◆ GIVEN INSTRUCTION: Take the lines from the top down to and including the one with "ax.set_axisbelow(True)" and repeat them exactly. Omit images.

◆ PROVIDED DATA:
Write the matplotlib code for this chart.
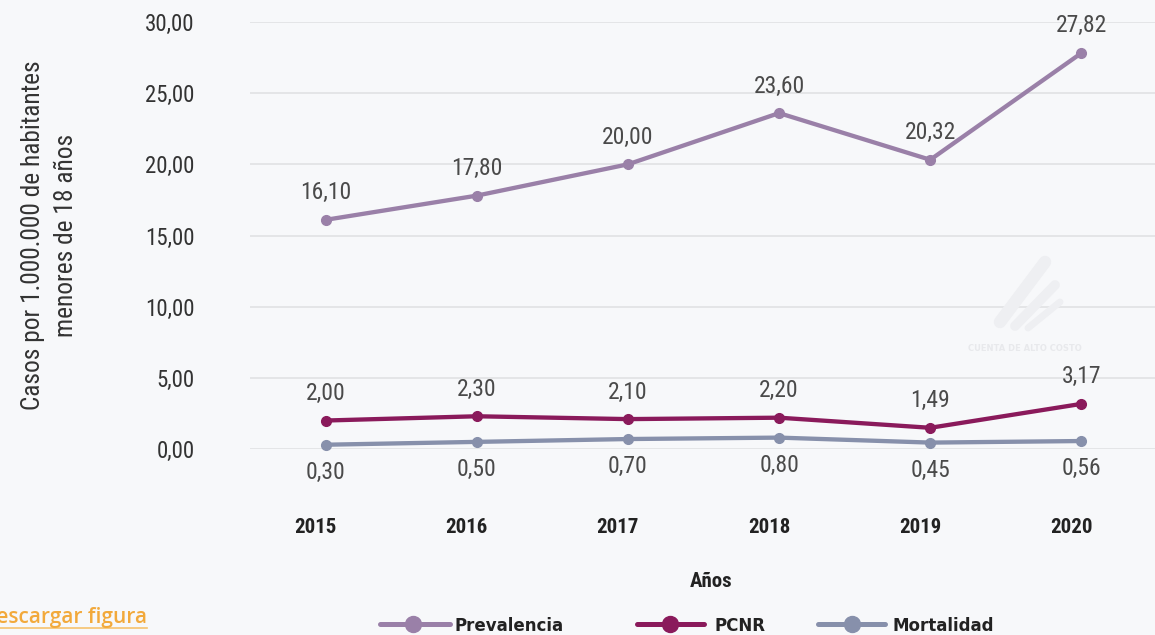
import matplotlib
matplotlib.use("Agg")
import matplotlib.pyplot as plt
from matplotlib.lines import Line2D
from matplotlib import font_manager as fm
from matplotlib.transforms import ScaledTranslation

years = ["2015", "2016", "2017", "2018", "2019", "2020"]
prevalencia = [16.10, 17.80, 20.00, 23.60, 20.32, 27.82]
pcnr = [2.00, 2.30, 2.10, 2.20, 1.49, 3.17]
mortalidad = [0.30, 0.50, 0.70, 0.80, 0.45, 0.56]
series_names = ["Prevalencia", "PCNR", "Mortalidad"]
y_ticks = [0, 5, 10, 15, 20, 25, 30]


def pick_family(candidates):
    for name in candidates:
        try:
            fm.findfont(fm.FontProperties(family=name), fallback_to_default=False)
            return name
        except ValueError:
            continue
    return "DejaVu Sans"


NARROW_FAMILY = pick_family(["Roboto Condensed", "Liberation Sans Narrow", "Open Sans Condensed"])
NARROW = dict(family=NARROW_FAMILY)

W, H = 1155, 635
BG = "#f7f8fa"
C_PREV = "#9a80a8"
C_PCNR = "#8a1a5b"
C_MORT = "#8790ab"
colors = [C_PREV, C_PCNR, C_MORT]


def fmt(v):
    return f"{v:.2f}".replace(".", ",")


def fx(px):
    return px / W


def fy(py):
    return 1 - py / H


fig = plt.figure(figsize=(W / 100, H / 100), dpi=100, facecolor=BG)
ax = fig.add_axes([fx(250), fy(449), fx(907), 427 / H])
ax.set_facecolor(BG)
ax.set_xlim(-0.5, 5.5)
ax.set_ylim(0, 30)
for s in ax.spines.values():
    s.set_visible(False)

ax.set_yticks(y_ticks)
ax.set_yticklabels([fmt(t) for t in y_ticks], fontsize=16.5, color="#333333", **NARROW)
ax.tick_params(axis="y", length=0, pad=40)
ax.yaxis.grid(True, color="#e2e3e6", linewidth=1.3)
ax.set_axisbelow(True)

x = list(range(len(years)))
ax.set_xticks(x)
ax.set_xticklabels(years, fontsize=15, fontweight="bold", color="#222222", **NARROW)
ax.tick_params(axis="x", length=0, pad=50)
# year labels sit slightly left of their points
shift = ScaledTranslation(-10 / 100, 0, fig.dpi_scale_trans)
for lbl in ax.get_xticklabels():
    lbl.set_transform(lbl.get_transform() + shift)

ax.set_ylabel("Casos por 1.000.000 de habitantes\nmenores de 18 años", fontsize=18.3,
              color="#333333", labelpad=48, linespacing=1.5, **NARROW)
ax.set_xlabel("Años", fontsize=15, fontweight="bold", color="#222222", labelpad=25, **NARROW)
ax.xaxis.label.set_transform(ax.xaxis.label.get_transform()
                             + ScaledTranslation(8 / 100, 0, fig.dpi_scale_trans))

offsets = [19.5, 19.5, -20]
for vals, col, off, name in zip([prevalencia, pcnr, mortalidad], colors, offsets, series_names):
    ax.plot(x, vals, color=col, linewidth=3.1, marker="o", markersize=7,
            solid_capstyle="round", clip_on=False, label=name)
    for xi, v in zip(x, vals):
        ax.annotate(fmt(v), (xi, v), xytext=(0, off), textcoords="offset points",
                    ha="center", va="center", fontsize=17, color="#4a4a4a", **NARROW)

# legend drawn as individual keys along the bottom edge
leg_y = 624
leg_keys = [(380, 450, 413, 455), (637, 704, 670, 715), (818, 885, 852, 893)]
for (x0, x1, xm, xt), col, name in zip(leg_keys, colors, series_names):
    fig.add_artist(Line2D([fx(x0), fx(x1)], [fy(leg_y)] * 2, color=col, linewidth=3.6,
                          solid_capstyle="round"))
    fig.add_artist(Line2D([fx(xm)], [fy(leg_y)], color=col, marker="o", markersize=11.5,
                          linestyle="none"))
    fig.text(fx(xt), fy(leg_y + 2), name, fontsize=12, fontweight="bold", color="#222222",
             ha="left", va="center")

# faint watermark: logo swooshes and caption
for (x0, y0, x1, y1, lw) in [(1000, 322, 1045, 262, 9), (1015, 326, 1055, 285, 7),
                             (1028, 328, 1060, 302, 5)]:
    fig.add_artist(Line2D([fx(x0), fx(x1)], [fy(y0), fy(y1)], color="#eeeff2",
                          linewidth=lw, solid_capstyle="round"))
fig.text(fx(1025), fy(348), "CUENTA DE ALTO COSTO", fontsize=6, color="#e8e9ec",
         ha="center", va="center", fontweight="bold")

# download link at the lower-left corner
fig.text(fx(147), fy(617), "Descargar figura", fontsize=15, color="#f2a93b",
         ha="right", va="center", family="Open Sans", fontweight="semibold")
fig.add_artist(Line2D([0, fx(147)], [fy(628)] * 2, color="#f6c36e", linewidth=1.2))

fig.savefig("out.png", dpi=100, facecolor=BG)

◆ WRITTEN SOLUTION:
Write the matplotlib code for this chart.
import matplotlib
matplotlib.use("Agg")
import matplotlib.pyplot as plt
from matplotlib.lines import Line2D
from matplotlib import font_manager as fm
from matplotlib.transforms import ScaledTranslation

years = ["2015", "2016", "2017", "2018", "2019", "2020"]
prevalencia = [16.10, 17.80, 20.00, 23.60, 20.32, 27.82]
pcnr = [2.00, 2.30, 2.10, 2.20, 1.49, 3.17]
mortalidad = [0.30, 0.50, 0.70, 0.80, 0.45, 0.56]
series_names = ["Prevalencia", "PCNR", "Mortalidad"]
y_ticks = [0, 5, 10, 15, 20, 25, 30]


def pick_family(candidates):
    for name in candidates:
        try:
            fm.findfont(fm.FontProperties(family=name), fallback_to_default=False)
            return name
        except ValueError:
            continue
    return "DejaVu Sans"


NARROW_FAMILY = pick_family(["Roboto Condensed", "Liberation Sans Narrow", "Open Sans Condensed"])
NARROW = dict(family=NARROW_FAMILY)

W, H = 1155, 635
BG = "#f7f8fa"
C_PREV = "#9a80a8"
C_PCNR = "#8a1a5b"
C_MORT = "#8790ab"
colors = [C_PREV, C_PCNR, C_MORT]


def fmt(v):
    return f"{v:.2f}".replace(".", ",")


def fx(px):
    return px / W


def fy(py):
    return 1 - py / H


fig = plt.figure(figsize=(W / 100, H / 100), dpi=100, facecolor=BG)
ax = fig.add_axes([fx(250), fy(449), fx(907), 427 / H])
ax.set_facecolor(BG)
ax.set_xlim(-0.5, 5.5)
ax.set_ylim(0, 30)
for s in ax.spines.values():
    s.set_visible(False)

ax.set_yticks(y_ticks)
ax.set_yticklabels([fmt(t) for t in y_ticks], fontsize=16.5, color="#333333", **NARROW)
ax.tick_params(axis="y", length=0, pad=40)
ax.yaxis.grid(True, color="#e2e3e6", linewidth=1.3)
ax.set_axisbelow(True)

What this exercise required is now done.